Adam Jermyn comments on Multi-Component Learning and S-Curves

Adam Jermyn 1 Dec 2022 18:02 UTC
LW: 1 AF: 1
0
AF
I don’t, but here’s my best guess: there’s a sense in which there’s competition among vectors for which learned vectors capture which parts of the target span.
As a toy example, suppose there are two vectors, $a_{1}$ and $a_{2}$ , such that the closest target vector to each of these at initialization is $c$ . Then both vectors might grow towards $c$ . At some point $c$ is represented enough in the span, and it’s not optimal for two vectors to both play the role of representing $c$ , so it becomes optimal for at least one of them to shift to cover other target vectors more.
For example, from a rank-4 case with a bump, here’s the inner product with a single target vector of two learned vectors:
So both vectors grow towards a single target, and the blue one starts realigning towards a different target as the orange one catches up.
Two more weak pieces of evidence in favor of this story:
1. We only ever see this bump when the rank is greater than 1.

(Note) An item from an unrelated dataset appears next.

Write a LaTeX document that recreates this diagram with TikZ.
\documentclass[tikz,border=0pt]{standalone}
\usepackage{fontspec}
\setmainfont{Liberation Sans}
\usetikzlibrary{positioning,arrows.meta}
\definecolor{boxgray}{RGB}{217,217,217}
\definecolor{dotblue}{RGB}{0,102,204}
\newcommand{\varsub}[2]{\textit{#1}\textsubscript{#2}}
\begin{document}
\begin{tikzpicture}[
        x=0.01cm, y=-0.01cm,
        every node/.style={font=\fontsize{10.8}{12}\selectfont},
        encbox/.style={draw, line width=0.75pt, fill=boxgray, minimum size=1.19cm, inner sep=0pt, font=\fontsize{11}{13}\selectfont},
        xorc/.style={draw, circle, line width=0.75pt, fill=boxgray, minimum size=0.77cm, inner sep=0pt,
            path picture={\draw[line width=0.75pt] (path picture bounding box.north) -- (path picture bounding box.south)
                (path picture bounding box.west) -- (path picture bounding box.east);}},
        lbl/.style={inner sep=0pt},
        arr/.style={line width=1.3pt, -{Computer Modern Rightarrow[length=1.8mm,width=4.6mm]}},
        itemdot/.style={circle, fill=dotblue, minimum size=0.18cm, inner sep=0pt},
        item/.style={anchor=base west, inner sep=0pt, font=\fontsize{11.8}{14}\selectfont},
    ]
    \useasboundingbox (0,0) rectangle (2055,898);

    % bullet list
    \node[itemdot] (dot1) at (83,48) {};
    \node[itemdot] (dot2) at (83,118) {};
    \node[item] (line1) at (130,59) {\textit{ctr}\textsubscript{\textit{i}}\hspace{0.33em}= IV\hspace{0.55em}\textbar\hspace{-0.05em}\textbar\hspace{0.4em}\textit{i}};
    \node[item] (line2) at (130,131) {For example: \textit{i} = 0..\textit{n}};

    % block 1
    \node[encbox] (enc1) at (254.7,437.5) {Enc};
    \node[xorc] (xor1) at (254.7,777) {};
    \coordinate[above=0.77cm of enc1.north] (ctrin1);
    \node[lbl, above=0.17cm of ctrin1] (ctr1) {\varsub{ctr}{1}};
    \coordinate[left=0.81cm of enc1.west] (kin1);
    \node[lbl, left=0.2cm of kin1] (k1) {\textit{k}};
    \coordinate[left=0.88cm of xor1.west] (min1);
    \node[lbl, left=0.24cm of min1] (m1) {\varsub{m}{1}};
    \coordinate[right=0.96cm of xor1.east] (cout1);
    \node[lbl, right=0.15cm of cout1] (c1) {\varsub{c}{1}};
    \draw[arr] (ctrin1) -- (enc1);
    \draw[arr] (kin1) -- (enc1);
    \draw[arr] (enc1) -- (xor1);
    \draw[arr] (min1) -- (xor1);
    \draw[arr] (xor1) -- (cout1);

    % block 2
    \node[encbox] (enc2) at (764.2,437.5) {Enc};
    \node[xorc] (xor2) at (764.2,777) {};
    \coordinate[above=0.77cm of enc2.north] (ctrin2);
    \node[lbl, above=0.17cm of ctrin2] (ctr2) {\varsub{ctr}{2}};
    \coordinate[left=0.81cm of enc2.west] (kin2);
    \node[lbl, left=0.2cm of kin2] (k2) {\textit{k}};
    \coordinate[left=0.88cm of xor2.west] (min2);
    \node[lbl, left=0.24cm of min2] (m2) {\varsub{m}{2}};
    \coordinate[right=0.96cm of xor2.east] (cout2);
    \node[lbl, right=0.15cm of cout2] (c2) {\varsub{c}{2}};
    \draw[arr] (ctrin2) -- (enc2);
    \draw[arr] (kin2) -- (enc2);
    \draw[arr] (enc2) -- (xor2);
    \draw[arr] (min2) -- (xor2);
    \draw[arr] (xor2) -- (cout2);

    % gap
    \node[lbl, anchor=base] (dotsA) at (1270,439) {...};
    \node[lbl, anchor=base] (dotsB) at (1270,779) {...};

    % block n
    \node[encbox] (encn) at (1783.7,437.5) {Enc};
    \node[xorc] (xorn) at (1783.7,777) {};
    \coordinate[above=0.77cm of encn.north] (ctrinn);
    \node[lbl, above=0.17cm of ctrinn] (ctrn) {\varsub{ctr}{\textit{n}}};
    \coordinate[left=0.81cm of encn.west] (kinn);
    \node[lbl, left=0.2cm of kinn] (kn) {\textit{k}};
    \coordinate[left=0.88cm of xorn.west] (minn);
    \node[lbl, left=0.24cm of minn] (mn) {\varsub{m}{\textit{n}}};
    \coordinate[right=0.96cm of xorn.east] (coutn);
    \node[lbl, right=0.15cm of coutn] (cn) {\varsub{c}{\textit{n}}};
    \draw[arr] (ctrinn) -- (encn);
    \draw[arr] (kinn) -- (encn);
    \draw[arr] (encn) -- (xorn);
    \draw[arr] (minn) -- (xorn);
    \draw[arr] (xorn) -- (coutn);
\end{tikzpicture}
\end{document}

2. From visual inspection, bumps are more likely to peak at higher levels of alignment than lower levels, and don’t happen at all in initial norm-decay phase, suggesting the bump is associated with vectors growing (rather than decaying).

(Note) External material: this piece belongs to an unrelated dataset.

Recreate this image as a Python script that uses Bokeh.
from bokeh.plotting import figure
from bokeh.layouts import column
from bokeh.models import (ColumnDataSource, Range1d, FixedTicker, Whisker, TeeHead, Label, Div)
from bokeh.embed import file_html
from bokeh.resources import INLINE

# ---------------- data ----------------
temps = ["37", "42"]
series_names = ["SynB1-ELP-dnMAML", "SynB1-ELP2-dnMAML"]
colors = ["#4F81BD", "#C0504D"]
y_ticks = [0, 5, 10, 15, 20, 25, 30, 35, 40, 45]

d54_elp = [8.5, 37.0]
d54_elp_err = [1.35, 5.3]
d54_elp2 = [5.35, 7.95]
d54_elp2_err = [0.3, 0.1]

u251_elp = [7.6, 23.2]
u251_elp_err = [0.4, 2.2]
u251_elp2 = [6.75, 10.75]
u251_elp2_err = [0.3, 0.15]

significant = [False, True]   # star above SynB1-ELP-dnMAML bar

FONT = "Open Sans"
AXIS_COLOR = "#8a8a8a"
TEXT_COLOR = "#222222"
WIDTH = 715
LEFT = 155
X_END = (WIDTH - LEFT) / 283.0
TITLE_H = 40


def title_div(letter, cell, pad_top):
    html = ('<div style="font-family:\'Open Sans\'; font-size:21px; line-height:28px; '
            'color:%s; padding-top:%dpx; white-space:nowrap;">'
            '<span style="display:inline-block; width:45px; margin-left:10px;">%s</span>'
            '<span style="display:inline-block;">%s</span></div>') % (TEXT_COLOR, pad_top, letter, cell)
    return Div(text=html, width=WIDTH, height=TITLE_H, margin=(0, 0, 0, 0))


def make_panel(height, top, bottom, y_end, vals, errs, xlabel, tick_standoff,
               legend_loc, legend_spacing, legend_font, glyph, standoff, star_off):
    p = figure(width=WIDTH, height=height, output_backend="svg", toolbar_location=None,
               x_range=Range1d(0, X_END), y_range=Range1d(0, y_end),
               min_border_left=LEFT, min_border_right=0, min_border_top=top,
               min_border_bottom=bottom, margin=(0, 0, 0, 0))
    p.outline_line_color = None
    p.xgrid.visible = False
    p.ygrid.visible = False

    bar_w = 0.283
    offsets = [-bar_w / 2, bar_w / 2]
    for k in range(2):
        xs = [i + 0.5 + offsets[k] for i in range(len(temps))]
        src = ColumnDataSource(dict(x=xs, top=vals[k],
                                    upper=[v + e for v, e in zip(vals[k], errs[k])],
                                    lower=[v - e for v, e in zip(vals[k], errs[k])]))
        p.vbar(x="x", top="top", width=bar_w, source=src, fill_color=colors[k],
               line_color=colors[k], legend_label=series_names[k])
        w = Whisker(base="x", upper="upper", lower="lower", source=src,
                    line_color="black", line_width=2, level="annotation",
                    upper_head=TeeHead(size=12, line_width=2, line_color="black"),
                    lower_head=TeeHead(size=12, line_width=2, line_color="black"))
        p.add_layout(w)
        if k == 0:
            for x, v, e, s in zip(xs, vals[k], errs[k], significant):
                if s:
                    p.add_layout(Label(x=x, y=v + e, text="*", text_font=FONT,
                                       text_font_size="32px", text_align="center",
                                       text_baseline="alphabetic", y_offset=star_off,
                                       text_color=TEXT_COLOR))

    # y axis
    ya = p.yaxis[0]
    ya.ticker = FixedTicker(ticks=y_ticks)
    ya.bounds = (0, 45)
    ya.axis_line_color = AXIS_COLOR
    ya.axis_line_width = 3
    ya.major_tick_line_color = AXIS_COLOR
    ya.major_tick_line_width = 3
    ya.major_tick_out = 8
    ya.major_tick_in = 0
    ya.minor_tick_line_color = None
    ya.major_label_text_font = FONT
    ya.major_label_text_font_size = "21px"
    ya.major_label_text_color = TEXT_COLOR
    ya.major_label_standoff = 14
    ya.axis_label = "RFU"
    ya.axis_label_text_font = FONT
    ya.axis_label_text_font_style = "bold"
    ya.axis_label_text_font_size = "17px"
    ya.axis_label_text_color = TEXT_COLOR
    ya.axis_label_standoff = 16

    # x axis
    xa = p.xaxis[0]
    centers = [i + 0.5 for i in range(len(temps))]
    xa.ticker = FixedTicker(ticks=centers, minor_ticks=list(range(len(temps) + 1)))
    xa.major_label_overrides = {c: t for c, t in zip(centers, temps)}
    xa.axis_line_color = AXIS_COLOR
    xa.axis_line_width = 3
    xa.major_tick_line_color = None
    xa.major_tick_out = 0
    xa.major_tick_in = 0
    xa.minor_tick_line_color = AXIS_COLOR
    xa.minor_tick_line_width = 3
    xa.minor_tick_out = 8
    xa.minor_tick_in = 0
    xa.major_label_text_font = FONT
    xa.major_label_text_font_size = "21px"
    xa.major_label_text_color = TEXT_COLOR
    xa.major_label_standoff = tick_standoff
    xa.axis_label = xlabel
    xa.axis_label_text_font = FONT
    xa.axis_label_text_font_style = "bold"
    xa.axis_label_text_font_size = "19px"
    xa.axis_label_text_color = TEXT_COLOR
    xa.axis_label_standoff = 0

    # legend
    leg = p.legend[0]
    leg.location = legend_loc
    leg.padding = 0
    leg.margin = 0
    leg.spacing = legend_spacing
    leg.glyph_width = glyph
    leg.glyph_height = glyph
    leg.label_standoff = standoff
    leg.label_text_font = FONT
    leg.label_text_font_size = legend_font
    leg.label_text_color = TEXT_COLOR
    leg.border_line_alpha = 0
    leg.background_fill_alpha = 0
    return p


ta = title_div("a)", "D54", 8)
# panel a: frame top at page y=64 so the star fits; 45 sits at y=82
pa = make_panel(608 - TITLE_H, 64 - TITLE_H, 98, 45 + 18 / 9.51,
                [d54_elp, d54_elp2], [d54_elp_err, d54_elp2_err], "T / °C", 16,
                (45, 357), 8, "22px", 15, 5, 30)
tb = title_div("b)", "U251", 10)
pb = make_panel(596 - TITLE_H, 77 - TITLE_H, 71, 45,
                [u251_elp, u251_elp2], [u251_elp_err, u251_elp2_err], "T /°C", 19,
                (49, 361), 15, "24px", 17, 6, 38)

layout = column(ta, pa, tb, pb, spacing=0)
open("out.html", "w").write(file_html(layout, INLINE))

- LawrenceC 1 Dec 2022 20:22 UTC
  LW: 2 AF: 2
  0
  AF Parent
  Oh, huh, that makes a lot of sense! I’ll see if I can reproduce these results.
  For example, from a rank-4 case with a bump, here’s the inner product with a single target vector of two learned vectors.
  I’m not sure this explains the grokking bumps from the mod add stuff—I’m not sure what the should be “competition” should be given we see the bumps on every key frequency.
  - Adam Jermyn 1 Dec 2022 20:48 UTC
    LW: 1 AF: 1
    0
    AF Parent
    I’d be very excited to see a reproduction :-)